Le roman est vraiment étonnant. Il démarre de façon très classique par le récit de l'exil forcé en 1912 au Canada Edwin, jeune aristocrate anglais qui ne rentre pas dans le rang, donnant peu idée de l'étrangeté à venir. Et puis Emily St. John Mandel change radicalement son braquet temporel avec des chapitres sis en 2020, 2203 et 2401, et surprend en faisant intervenir des personnages de ces précédents romans, Station Eleven et L'Hôtel de verre, sans faire de son roman une suite, plutôt une extension. Et surprend encore avec ses tropes SF ( colonies lunaires avec dômes climatisés et champs robotisés, voyage dans le temps ).

Oui, Emily St. John Mandel s'est bien emparée du genre SF. Mais ici, pas de monde à sauver ou de grosse machinerie de cet ordre. Plutôt que d'encombrer son intrigue d'avancées technologiques et gadgets geek, l'autrice se concentre sur les drames intimes qui secouent ses personnages et l'évolution de leur psyché. Sur un tempo limpide et apaisant, elle croise les différents arcs narratifs temporels en imaginant un superbe meta fil conducteur :

« Il titube péniblement entre les arbres et, quelques instants plus tard, Edwin se retrouve seul à scruter les branches. Il s'avance … et l'obscurité s'abat, comme provoquée par une cécité ou une éclipse. Il a l'impression de se trouver dans un intérieur caverneux, genre garde de chemin de fer ou cathédrale, il entend des accords de violon, il y a des gens autour de lui, puis un son impossible à identifier … »

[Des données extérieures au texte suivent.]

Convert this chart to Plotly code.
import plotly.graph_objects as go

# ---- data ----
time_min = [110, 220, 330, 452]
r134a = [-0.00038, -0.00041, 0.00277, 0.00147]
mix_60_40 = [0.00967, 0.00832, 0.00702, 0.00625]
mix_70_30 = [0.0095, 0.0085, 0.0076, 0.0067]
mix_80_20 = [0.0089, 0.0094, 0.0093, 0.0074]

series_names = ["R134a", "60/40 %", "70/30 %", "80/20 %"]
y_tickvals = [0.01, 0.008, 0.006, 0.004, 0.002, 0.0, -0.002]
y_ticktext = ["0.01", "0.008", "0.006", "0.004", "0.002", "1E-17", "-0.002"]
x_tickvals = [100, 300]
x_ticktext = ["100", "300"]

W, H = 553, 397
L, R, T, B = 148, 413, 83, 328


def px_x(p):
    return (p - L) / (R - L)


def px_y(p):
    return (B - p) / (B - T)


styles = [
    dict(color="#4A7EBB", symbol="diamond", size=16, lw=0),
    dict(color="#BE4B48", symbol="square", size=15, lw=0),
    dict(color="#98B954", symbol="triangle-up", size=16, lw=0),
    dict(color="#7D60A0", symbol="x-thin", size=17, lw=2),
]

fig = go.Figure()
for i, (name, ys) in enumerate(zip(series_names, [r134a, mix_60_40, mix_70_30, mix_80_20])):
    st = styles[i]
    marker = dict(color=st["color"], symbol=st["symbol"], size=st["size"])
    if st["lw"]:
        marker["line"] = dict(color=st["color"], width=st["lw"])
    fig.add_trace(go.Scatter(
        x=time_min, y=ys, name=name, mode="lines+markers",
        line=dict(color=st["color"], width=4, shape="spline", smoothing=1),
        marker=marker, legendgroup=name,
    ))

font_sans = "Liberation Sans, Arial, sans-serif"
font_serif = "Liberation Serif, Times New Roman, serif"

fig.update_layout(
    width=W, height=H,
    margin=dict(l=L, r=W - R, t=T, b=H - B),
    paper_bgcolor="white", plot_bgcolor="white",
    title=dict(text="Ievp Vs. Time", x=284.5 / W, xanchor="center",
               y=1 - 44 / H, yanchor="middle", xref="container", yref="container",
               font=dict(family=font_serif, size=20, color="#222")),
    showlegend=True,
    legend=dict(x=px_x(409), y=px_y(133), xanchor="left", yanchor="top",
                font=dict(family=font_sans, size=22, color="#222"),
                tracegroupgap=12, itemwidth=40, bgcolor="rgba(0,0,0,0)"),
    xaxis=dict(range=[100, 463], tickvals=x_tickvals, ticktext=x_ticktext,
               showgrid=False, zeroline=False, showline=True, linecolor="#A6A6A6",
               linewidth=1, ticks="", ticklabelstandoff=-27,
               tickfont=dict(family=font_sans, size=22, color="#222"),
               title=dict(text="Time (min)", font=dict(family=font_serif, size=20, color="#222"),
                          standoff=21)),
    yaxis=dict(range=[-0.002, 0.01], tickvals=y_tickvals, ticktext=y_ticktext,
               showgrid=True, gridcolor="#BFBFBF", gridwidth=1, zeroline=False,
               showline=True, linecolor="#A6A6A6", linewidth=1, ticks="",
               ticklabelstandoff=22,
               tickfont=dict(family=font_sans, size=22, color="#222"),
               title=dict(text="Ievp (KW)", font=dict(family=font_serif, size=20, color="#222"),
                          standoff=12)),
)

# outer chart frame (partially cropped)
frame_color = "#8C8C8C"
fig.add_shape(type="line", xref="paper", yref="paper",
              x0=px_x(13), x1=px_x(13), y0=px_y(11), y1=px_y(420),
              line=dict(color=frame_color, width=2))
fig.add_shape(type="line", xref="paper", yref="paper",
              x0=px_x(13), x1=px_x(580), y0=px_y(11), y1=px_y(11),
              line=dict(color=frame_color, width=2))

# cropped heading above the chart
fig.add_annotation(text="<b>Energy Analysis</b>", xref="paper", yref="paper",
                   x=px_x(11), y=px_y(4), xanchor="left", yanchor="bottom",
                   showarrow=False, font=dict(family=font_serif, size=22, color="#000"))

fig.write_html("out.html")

Cette expérience paranormale est vécue de la même façon par les principaux protagonistes à des siècles d'intervalle, créant ainsi un suspense fragmenté qui se diffuse lentement, puis se déploie pour revisiter ce que l'on savait des personnages, permettant au lecteur de découvrir ce qui leur est arrivé dans les silences interstitiels et ce qui aurait pu leur arriver, jusqu'à ce que toutes les pièces du puzzle se mettent à leur place et donnent sens.

Même si la résolution en elle-même n'a rien de révolutionnaire, on est happé jusqu'à la fin, hypnotisé par l'élégance stylistique d'une écrivaine dentellière , par la beauté élégiaque et poétique qui se dégage d'un texte qui se fait méditation philosophique sur le temps, la solitude, ainsi que le libre-arbitre et les choix d'une vie dont on recherche le sens, inlassablement, douloureusement.

« Je pense que, en tant qu'espèce, nous avons le désir de croire que nous vivons le point culminant de l'histoire humaine. C'est une forme de narcissisme. Nous voulons croire que nous avons une importance unique, que nous vivons le dénouement de l'intrigue, que maintenant, après des millénaires de fausses alertes, arrive enfin le pire qui soit jamais arrivé : nous avons enfin atteint la fin des temps. (…) Et si c'était toujours la fin du monde ? (…) Parce que nous pourrions raisonnablement considérer la fin du monde comme un processus continu et sans fin. »

Un beau roman empreint de mélancolie, très inspiré.